Do not take shortcuts
Many startups will try to save a quick buck and handle all of their bookkeeping and accounting alone. To state the obvious, this is too high risk an area to take any shortcuts. I would recommend going directly for a digital service, instead of opting for a traditional paper-based firm. Technologically advanced cloud-accounting software can be an indispensable tool. It allows you to easily organize your financial data into reports that can be reviewed regularly. And if that data is in the cloud, you will have secure access to real-time data from wherever you happen to be (this is especially vital for today’s remote workforce).
Consistency is key
There is no principle more important than being consistent in how you record revenue and expenses. Having accurate data allows you to make historical comparisons, and better understand patterns in your business. You need to be able to understand where you stand now in comparison to yesterday, last month and last year. That same consistency needs to be integrated into your whole approach and should be applied to how often you update and review your financial data.
You should frequently review your revenues as you gain traction. Of course, you’re hoping for the best-case scenario here: to see consistent and steady growth in your revenue. But you have to remain grounded, and always face up to the reality of your financial situation. If you are seeing huge gaps in revenue, you need to determine whether this is an accounting issue or an underlying business issue.
Remember your receivables
Believe it or not, when you are spending so much time hyper-focused on delivering to your clients, it can be too easy to overlook that all important aspect of getting paid. You did the work, but did you collect the money for that work? You need to make sure that you collect on those invoices quickly to ensure a healthy cash flow. Looking into invoicing software would be a wise move. Failing to collect is something you certainly want to avoid, as it could lead to you being late on payments for your own bills or defaulting on debt.
Control your expenses
As I mentioned in the first tip, when you are first starting out, you need to stretch every dollar as far as possible. Checking your expenses regularly and keeping a shrewd eye to cut any unnecessary expenses is vital to ensure your money is being spent properly or is at your disposal for any investment opportunities.
Think for a second of your personal expenses: How often do you see ongoing payments and subscriptions in your bank statement that you don’t even recall agreeing to? The same issue can apply to your business on an even larger scale.
Listen to the experts
As the founder of your business, you’re passionate about your product or service, but pragmatism must be part of the package no matter how brilliant the idea. Novice entrepreneurs may not be well versed in every aspect of what it takes to run a business; truthfully, very few people are. Outsourcing finance expertise by hiring a consultant or firm that can guide you is a wise move. Moreover, you’ll have the freedom to focus on the parts of the business about which you feel most passionate.

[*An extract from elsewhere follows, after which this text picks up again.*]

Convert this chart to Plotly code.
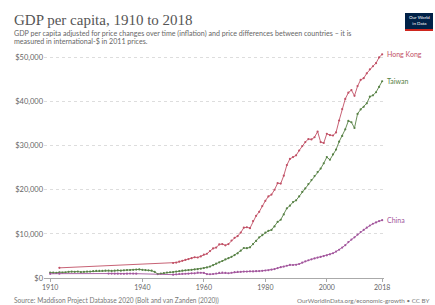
import plotly.graph_objects as go

# ---------------- data (GDP per capita, 2011 int-$) ----------------
hk_years = [1913, 1950] + list(range(1951, 2019))
hk_values = [2300, 3400,
             3500, 3700, 3900, 4100, 4300, 4500, 4700, 4650, 4900,   # 1951-1959
             5300, 5500, 6100, 6700, 6900, 7600, 7700, 7400, 7700, 8500,  # 1960-1969
             9100, 9500, 10300, 11400, 11500, 11300, 12900, 14100, 15000, 16300,  # 1970-1979
             17500, 18500, 18900, 20000, 21500, 21400, 23200, 25600, 27000, 27400,  # 1980-1989
             27800, 28900, 29900, 30800, 31500, 31400, 31900, 33200, 30800, 30600,  # 1990-1999
             32700, 32400, 32300, 33000, 35700, 38300, 40600, 42000, 42600, 41300,  # 2000-2009
             43500, 44900, 45300, 46400, 47300, 48000, 48700, 50000, 50700]        # 2010-2018

tw_years = list(range(1910, 2019))
tw_values = [1250, 1200, 1150, 1300, 1250, 1300, 1400, 1450, 1400, 1450,   # 1910-1919
             1350, 1400, 1450, 1450, 1550, 1600, 1600, 1600, 1650, 1650,   # 1920-1929
             1600, 1650, 1750, 1650, 1750, 1800, 1800, 1850, 1900, 1950,   # 1930-1939
             1850, 1800, 1750, 1650, 1400, 900, 1000, 1100, 1250, 1300,    # 1940-1949
             1350, 1450, 1550, 1650, 1750, 1800, 1850, 1950, 2000, 2100,   # 1950-1959
             2250, 2400, 2600, 2900, 3250, 3550, 3850, 4200, 4500, 4800,   # 1960-1969
             5200, 5600, 6200, 6800, 6750, 6950, 7700, 8400, 9200, 9700,   # 1970-1979
             10300, 10700, 10900, 11700, 12700, 13200, 14400, 15800, 16400, 17200,  # 1980-1989
             17600, 18500, 19500, 20300, 21300, 22200, 23100, 24000, 24800, 26000,  # 1990-1999
             27400, 26800, 28000, 29100, 30900, 32200, 33700, 35600, 35300, 34000,  # 2000-2009
             37200, 38200, 38800, 39600, 41100, 41400, 42100, 43300, 44600]         # 2010-2018

cn_years = [1910, 1913] + list(range(1929, 1939)) + list(range(1950, 2019))
cn_values = [950, 985,
             1000, 1010, 990, 980, 960, 950, 990, 1020, 1000, 980,   # 1929-1938
             760, 830, 910, 950, 960, 990, 1050, 1070, 1200, 1190,   # 1950-1959
             1150, 880, 850, 910, 1020, 1140, 1220, 1140, 1080, 1190,  # 1960-1969
             1330, 1380, 1390, 1450, 1450, 1520, 1480, 1540, 1560, 1630,  # 1970-1979
             1700, 1760, 1880, 2020, 2250, 2450, 2580, 2780, 2960, 2950,  # 1980-1989
             2980, 3170, 3480, 3780, 4020, 4230, 4440, 4620, 4780, 4960,  # 1990-1999
             5150, 5360, 5610, 5990, 6400, 6900, 7450, 8140, 8700, 9230,  # 2000-2009
             9850, 10400, 10900, 11400, 11900, 12300, 12600, 12900, 13100]  # 2010-2018

series_names = ["Hong Kong", "Taiwan", "China"]
series_colors = ["#C15065", "#578145", "#A2559C"]

x_ticks = [1910, 1940, 1960, 1980, 2000, 2018]
y_ticks = [0, 10000, 20000, 30000, 40000, 50000]
y_tick_labels = ["$0", "$10,000", "$20,000", "$30,000", "$40,000", "$50,000"]

title_text = "GDP per capita, 1910 to 2018"
subtitle_lines = [
    "GDP per capita adjusted for price changes over time (inflation) and price differences between countries – it is",
    "measured in international-$ in 2011 prices.",
]
source_text = "Source: Maddison Project Database 2020 (Bolt and van Zanden (2020))"
url_text = "OurWorldInData.org/economic-growth • CC BY"

# ---------------- layout geometry ----------------
W, H = 435, 305
L, R, T, B = 44, 384, 53, 278


def xp(px):
    return (px - L) / (R - L)


def yp(py):
    return (B - py) / (B - T)


fig = go.Figure()
for name, yrs, vals, col in zip(series_names,
                                [hk_years, tw_years, cn_years],
                                [hk_values, tw_values, cn_values],
                                series_colors):
    fig.add_trace(go.Scatter(
        x=yrs, y=vals, name=name, mode="lines+markers",
        line=dict(color=col, width=0.9),
        marker=dict(color=col, size=2.2),
        showlegend=False, hoverinfo="x+y+name",
    ))
    fig.add_annotation(
        x=yrs[-1], y=vals[-1], xref="x", yref="y", text=name,
        showarrow=False, xanchor="left", yanchor="middle", xshift=3,
        font=dict(family="Lato", size=7, color=col),
    )

fig.update_layout(
    width=W, height=H,
    margin=dict(l=L, r=W - R, t=T, b=H - B, pad=0),
    paper_bgcolor="white", plot_bgcolor="white",
    font=dict(family="Lato", color="#666"),
    xaxis=dict(
        range=[1908, 2018.6], tickvals=x_ticks, ticktext=[str(v) for v in x_ticks],
        showgrid=False, zeroline=False, showline=True, linecolor="#aaa", linewidth=1,
        ticks="outside", ticklen=3, tickcolor="#aaa",
        tickfont=dict(family="Lato", size=7, color="#666"),
    ),
    yaxis=dict(
        range=[0, 51000], tickvals=y_ticks, ticktext=y_tick_labels,
        showgrid=True, gridcolor="#dddddd", griddash="dot", gridwidth=1,
        zeroline=False, showline=False, ticks="",
        tickfont=dict(family="Lato", size=7.5, color="#666"),
    ),
)

# title & subtitle
fig.add_annotation(x=xp(12), y=yp(20), xref="paper", yref="paper", text=title_text,
                   showarrow=False, xanchor="left", yanchor="middle",
                   font=dict(family="Liberation Serif", size=15, color="#555"))
for i, line in enumerate(subtitle_lines):
    fig.add_annotation(x=xp(12), y=yp(33 + 9 * i), xref="paper", yref="paper", text=line,
                       showarrow=False, xanchor="left", yanchor="middle",
                       font=dict(family="Lato", size=7.1, color="#666"))

# footer
fig.add_annotation(x=xp(12), y=yp(300), xref="paper", yref="paper", text=source_text,
                   showarrow=False, xanchor="left", yanchor="middle",
                   font=dict(family="Lato", size=6.6, color="#777"))
fig.add_annotation(x=xp(432), y=yp(300), xref="paper", yref="paper", text=url_text,
                   showarrow=False, xanchor="right", yanchor="middle",
                   font=dict(family="Lato", size=6.3, color="#777"))

# logo
fig.add_shape(type="rect", xref="paper", yref="paper",
              x0=xp(405), x1=xp(433), y0=yp(31), y1=yp(13),
              fillcolor="#002147", line=dict(width=0), layer="above")
fig.add_shape(type="rect", xref="paper", yref="paper",
              x0=xp(405), x1=xp(433), y0=yp(31), y1=yp(29),
              fillcolor="#CE261E", line=dict(width=0), layer="above")
fig.add_annotation(x=xp(419), y=yp(21), xref="paper", yref="paper",
                   text="Our World<br>in Data", showarrow=False,
                   xanchor="center", yanchor="middle",
                   font=dict(family="Lato", size=4.5, color="white"))

fig.write_html(
    "out.html",
    config={"displayModeBar": False},
    post_script="document.body.style.margin='0';document.body.style.overflow='hidden';",
)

Key takeaways: Keeping your financial health in check
When you start your dream business venture, you’re in a race to make that dream a reality. But the last thing you want to do is sprint out and trip over your own shoelaces.
Financial health, like the shoelaces on a shoe, maintains the structure on which a startup’s success or failure will depend. Training yourself to budget and to frequently plan and review expenses and receivables is a large part of the battle.
But above all else, I recommend seeking expertise. Finance is the last area where you want to be chancing your arm and squeezing the odd buck. If risk is your strategy, then ensure that your financial health is solid. That balance will give you the stability needed to play a higher risk game. Look for solid expertise in the area by way of a financial consultant to help with strategy, and take bookkeeping off your plate with a cloud-accounting software program.
As I often like to say, “Do what you do best and outsource the rest.”